> **Raw data**
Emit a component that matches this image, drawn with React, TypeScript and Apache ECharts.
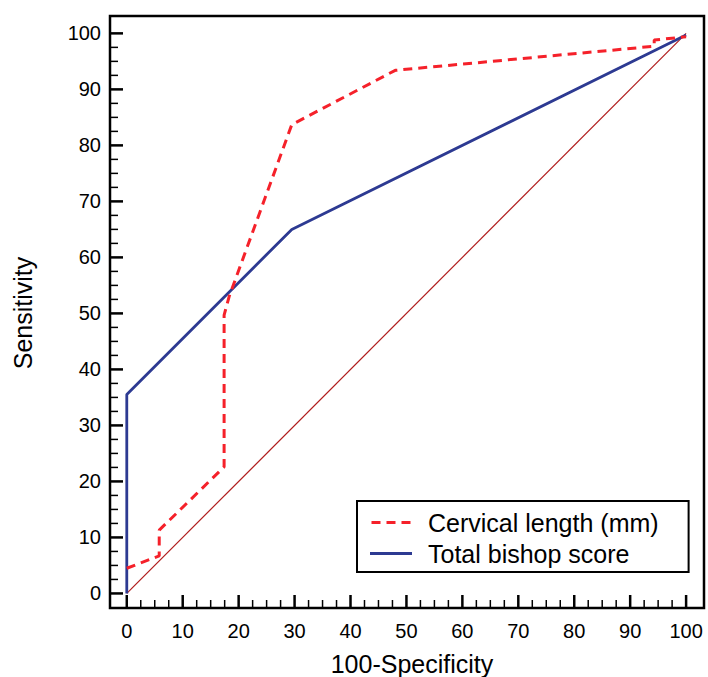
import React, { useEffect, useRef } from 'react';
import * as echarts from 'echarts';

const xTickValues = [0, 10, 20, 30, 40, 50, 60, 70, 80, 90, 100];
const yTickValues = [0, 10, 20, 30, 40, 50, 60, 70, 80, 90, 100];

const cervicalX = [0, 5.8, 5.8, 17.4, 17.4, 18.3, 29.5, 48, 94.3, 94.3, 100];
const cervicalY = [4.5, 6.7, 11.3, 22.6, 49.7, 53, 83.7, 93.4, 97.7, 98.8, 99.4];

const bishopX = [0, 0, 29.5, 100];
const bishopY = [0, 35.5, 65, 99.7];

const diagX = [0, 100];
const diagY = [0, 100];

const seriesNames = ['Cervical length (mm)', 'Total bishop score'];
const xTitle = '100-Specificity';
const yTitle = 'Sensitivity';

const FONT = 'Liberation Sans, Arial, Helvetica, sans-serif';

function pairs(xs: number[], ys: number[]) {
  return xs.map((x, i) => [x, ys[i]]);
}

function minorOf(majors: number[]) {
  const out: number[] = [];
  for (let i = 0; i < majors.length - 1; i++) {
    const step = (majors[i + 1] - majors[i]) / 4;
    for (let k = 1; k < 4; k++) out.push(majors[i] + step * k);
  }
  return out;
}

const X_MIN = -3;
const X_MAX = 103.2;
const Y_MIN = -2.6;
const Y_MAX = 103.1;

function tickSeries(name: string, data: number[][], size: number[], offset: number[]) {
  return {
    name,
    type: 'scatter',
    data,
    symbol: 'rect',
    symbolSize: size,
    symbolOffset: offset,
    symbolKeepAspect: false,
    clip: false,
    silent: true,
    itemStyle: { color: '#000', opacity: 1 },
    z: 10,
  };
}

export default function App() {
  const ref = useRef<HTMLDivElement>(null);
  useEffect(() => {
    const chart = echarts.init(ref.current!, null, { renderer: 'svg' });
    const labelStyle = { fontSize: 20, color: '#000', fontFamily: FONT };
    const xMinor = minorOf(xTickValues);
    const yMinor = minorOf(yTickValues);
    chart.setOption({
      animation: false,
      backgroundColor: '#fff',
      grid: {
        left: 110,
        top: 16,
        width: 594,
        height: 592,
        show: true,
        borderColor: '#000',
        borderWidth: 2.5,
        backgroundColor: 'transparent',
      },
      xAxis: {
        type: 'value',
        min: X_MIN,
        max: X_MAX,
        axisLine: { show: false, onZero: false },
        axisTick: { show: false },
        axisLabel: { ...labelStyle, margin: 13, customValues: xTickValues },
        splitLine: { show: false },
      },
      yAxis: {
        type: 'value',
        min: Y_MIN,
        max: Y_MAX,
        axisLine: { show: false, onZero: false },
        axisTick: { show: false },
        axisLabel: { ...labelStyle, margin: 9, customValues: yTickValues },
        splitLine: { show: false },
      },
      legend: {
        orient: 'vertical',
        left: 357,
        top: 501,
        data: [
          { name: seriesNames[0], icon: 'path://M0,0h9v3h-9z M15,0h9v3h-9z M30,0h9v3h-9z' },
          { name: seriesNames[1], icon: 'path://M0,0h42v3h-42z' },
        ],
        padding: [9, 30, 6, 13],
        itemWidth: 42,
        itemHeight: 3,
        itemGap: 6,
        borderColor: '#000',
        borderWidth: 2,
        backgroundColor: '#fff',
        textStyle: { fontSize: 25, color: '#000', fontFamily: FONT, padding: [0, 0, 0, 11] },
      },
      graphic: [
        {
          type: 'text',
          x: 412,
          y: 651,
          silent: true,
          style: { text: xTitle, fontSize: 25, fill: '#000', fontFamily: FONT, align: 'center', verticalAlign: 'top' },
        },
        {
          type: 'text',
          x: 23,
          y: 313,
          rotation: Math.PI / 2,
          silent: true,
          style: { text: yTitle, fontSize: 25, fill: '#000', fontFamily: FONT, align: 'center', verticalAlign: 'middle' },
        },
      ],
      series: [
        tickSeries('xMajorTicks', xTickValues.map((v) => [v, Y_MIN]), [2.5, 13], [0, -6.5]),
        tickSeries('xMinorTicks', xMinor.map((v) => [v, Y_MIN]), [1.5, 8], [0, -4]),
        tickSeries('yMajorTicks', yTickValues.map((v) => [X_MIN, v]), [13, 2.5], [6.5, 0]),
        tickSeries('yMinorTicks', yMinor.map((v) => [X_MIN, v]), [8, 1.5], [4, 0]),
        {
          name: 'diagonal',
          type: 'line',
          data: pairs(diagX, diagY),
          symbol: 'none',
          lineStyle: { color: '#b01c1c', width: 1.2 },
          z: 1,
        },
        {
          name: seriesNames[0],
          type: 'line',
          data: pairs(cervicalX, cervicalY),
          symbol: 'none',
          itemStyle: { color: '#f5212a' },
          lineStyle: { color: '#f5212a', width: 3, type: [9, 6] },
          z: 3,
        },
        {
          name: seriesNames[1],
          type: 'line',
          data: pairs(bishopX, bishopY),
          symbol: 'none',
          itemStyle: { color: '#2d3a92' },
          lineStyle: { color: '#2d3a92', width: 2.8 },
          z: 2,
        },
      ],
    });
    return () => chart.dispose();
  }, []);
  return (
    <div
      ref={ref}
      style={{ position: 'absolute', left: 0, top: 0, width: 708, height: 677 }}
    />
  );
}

> **Stated task**
Provide only the count of lines in the data above that include the string "React".

> **Answer in full**
2